Encontramos hoy una contraposición entre los fariseos que quieren acabar con Jesús y la actitud del Señor que cumple la profecía de Isaías: “La caña cascada no la quebrará, el pabilo vacilante no lo apagará”. Jesucristo no ha venido a destruir sino a restaurar. Su deseo es salvar a los hombres y para ello se dirige a cada uno de nosotros y nos acoge en nuestra realidad, sin importar lo estropeados que estemos, porque viene a traernos la salvación.

En muchas ocasiones me he sorprendido en la tentación de abandonarlo todo por no encontrar las cosas como me gustaría o he soñado en lo bueno que sería poder comenzar de cero. Cuando cunde el desánimo hay que mirar a Jesús, que no actúa de esa manera. Muchas parábolas del evangelio nos hablan de la paciencia de Dios con nosotros. No sólo las que hablan del lento desenvolverse de la semilla que fructifica cuando parece que no está, sino también, por ejemplo, la de los viñadores homicidas, que antes deser castigados son avisados en diversas ocasiones.

Los fariseos intentan acabar con Jesús y éste se retira. Sin embargo, en ese apartarse momentáneo de sus enemigos, no deja de ejercer la misericordia. Porque el rechazo que recibe no apaga el amor de su corazón. En una muestra más de la mansedumbre de su corazón, el Señor se retira, y haciendo uso de su misericordia cura a los que se le acercan. Y así se ve de nuevo como responde al mal con abundancia de bien. Elige ese camino que en su providencia ha diseñado y que le conducirá finalmente al Calvario para triunfar con su resurrección tras el suplicio de la Cruz.

En su retirarse Jesús no deja de obrar el bien. Ciertamente muchas veces no alcanzamos a comprender los caminos de Dios, pero Él sigue curando a todos los que se le acercan y sigue ofreciendo una posibilidad donde la caña aún no se ha roto del todo o la mecha todavía sigue caliente.
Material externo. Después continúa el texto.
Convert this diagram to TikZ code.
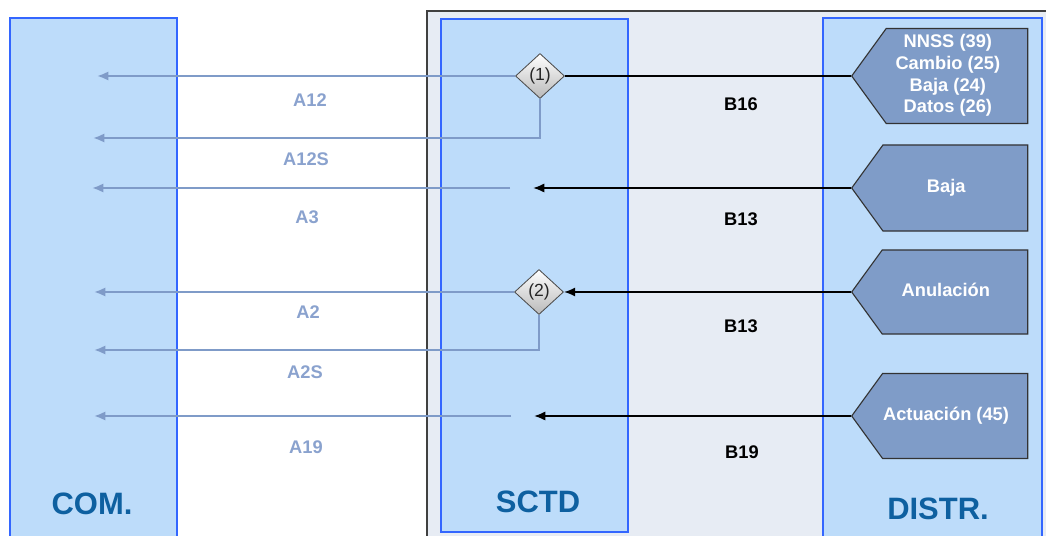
\documentclass[tikz,border=0pt]{standalone}
\usepackage{fontspec}
\setmainfont{Liberation Sans}
\usetikzlibrary{shapes.geometric,shapes.symbols,arrows.meta}

\definecolor{colfill}{RGB}{189,220,250}
\definecolor{colborder}{RGB}{51,102,255}
\definecolor{zonefill}{RGB}{231,236,244}
\definecolor{msgfill}{RGB}{127,156,200}
\definecolor{aline}{RGB}{127,155,200}
\definecolor{alabel}{RGB}{138,162,206}
\definecolor{titlecol}{RGB}{14,96,160}

% text of a message box, kept a little left of the box centre
\newcommand{\msgtext}[1]{\begin{tabular}{@{}c@{\hspace{13pt}}}#1\end{tabular}}

\tikzset{
  column/.style={draw=colborder, line width=1.4pt, fill=colfill},
  zone/.style={draw=black!75, line width=0.8pt, fill=zonefill},
  title/.style={text=titlecol, font=\bfseries\fontsize{22}{26}\selectfont},
  msgbox/.style={signal, signal to=west, signal from=nowhere, signal pointer angle=108,
    draw=black!80, line width=0.8pt, fill=msgfill, text=white, inner sep=0pt,
    font=\bfseries\fontsize{13}{15.4}\selectfont, minimum width=4.4cm, anchor=west},
  choice/.style={diamond, draw=gray!60!black, line width=0.6pt, top color=white,
    bottom color=gray!55, minimum width=1.225cm, minimum height=1.125cm, inner sep=0pt,
    font=\fontsize{12.5}{14}\selectfont, text=black!85},
  aarrow/.style={draw=aline, line width=1.5pt, -{Latex[length=8pt,width=6.5pt]}},
  barrow/.style={draw=black, line width=1.3pt, -{Latex[length=8pt,width=6.5pt]}},
  alab/.style={text=alabel, font=\bfseries\fontsize{13}{15}\selectfont},
  blab/.style={text=black, font=\bfseries\fontsize{13}{15}\selectfont}
}

\begin{document}
\begin{tikzpicture}[x=0.025cm, y=-0.025cm]
  \useasboundingbox (0,0) rectangle (1046,536);
  \clip (0,0) rectangle (1046,536);

  % Background areas
  \draw[zone] (427,11) rectangle (1060,550);
  \draw[column] (10,18) rectangle (177,550);
  \draw[column] (441,19) rectangle (628,532);
  \draw[column] (823,18) rectangle (1042,550);

  \node(com) [title] at (92,504) {COM.};
  \node(sctd) [title] at (538,502) {SCTD};
  \node(distr) [title] at (938,509) {DISTR.};

  % DISTR. messages
  \node(nnss) [msgbox, minimum height=2.375cm] at (851,76) {\msgtext{NNSS (39)\\Cambio (25)\\Baja (24)\\Datos (26)}};
  \node(baja) [msgbox, minimum height=2.15cm] at (851,188) {\msgtext{Baja}};
  \node(anul) [msgbox, minimum height=2.1cm] at (851,292) {\msgtext{Anulación}};
  \node(actu) [msgbox, minimum height=2.125cm] at (851,416) {\msgtext{Actuación (45)}};

  % SCTD
  \node(d1) [choice] at (540,76) {(1)};
  \node(d2) [choice] at (539,292) {(2)};

  \coordinate(b13end) at (533,188);
  \coordinate(b19end) at (534,416);
  \coordinate(a3start) at (510,188);
  \coordinate(a19start) at (511,416);

  % COM.
  \coordinate(a12end) at (97,76);
  \coordinate(a12send) at (93,138);
  \coordinate(a3end) at (92,188);
  \coordinate(a2end) at (94,292);
  \coordinate(a2send) at (94,350);
  \coordinate(a19end) at (94,416);

  % Draw Lines
  \draw[black, line width=1.3pt] (nnss.west) -- (d1.east);
  \draw[barrow] (baja.west) -- (b13end);
  \draw[barrow] (anul.west) -- (d2.east);
  \draw[barrow] (actu.west) -- (b19end);

  \draw[aarrow] (d1.west) -- (a12end);
  \draw[aarrow] (d1.south) |- (a12send);
  \draw[aarrow] (a3start) -- (a3end);
  \draw[aarrow] (d2.west) -- (a2end);
  \draw[aarrow] (d2.south) |- (a2send);
  \draw[aarrow] (a19start) -- (a19end);

  % Labels
  \node(la12) [alab] at (310,100) {A12};
  \node(la12s) [alab] at (306,159) {A12S};
  \node(la3) [alab] at (307,217) {A3};
  \node(la2) [alab] at (308,312) {A2};
  \node(la2s) [alab] at (305,372) {A2S};
  \node(la19) [alab] at (306,447) {A19};

  \node(lb16) [blab] at (741,104) {B16};
  \node(lb13) [blab] at (741,219) {B13};
  \node(lb13b) [blab] at (741,326) {B13};
  \node(lb19) [blab] at (742,452) {B19};
\end{tikzpicture}
\end{document}
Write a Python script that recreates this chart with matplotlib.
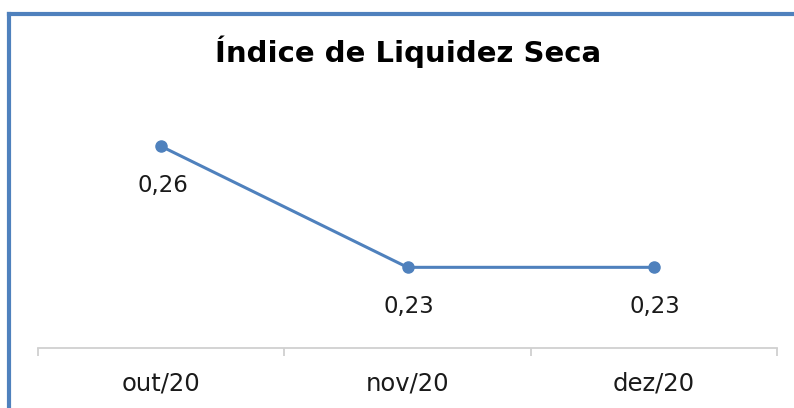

Desde la esperanza que se enciende en nosotros al comprobar el proceder de Jesús también aprendemos a ser más cuidadosos con quienes nos rodean. No hay que destruir nada. Al contrario, debemos aprender a fijarnos en todo lo bueno, lo que hay en la Iglesia, en nuestro mundo, en cada una de las personas que nos rodean. Ese bien, tantas veces afeado por su falta de perfección o por otras razones, está llamado a alcanzar una plenitud: la que ofrece Jesucristo.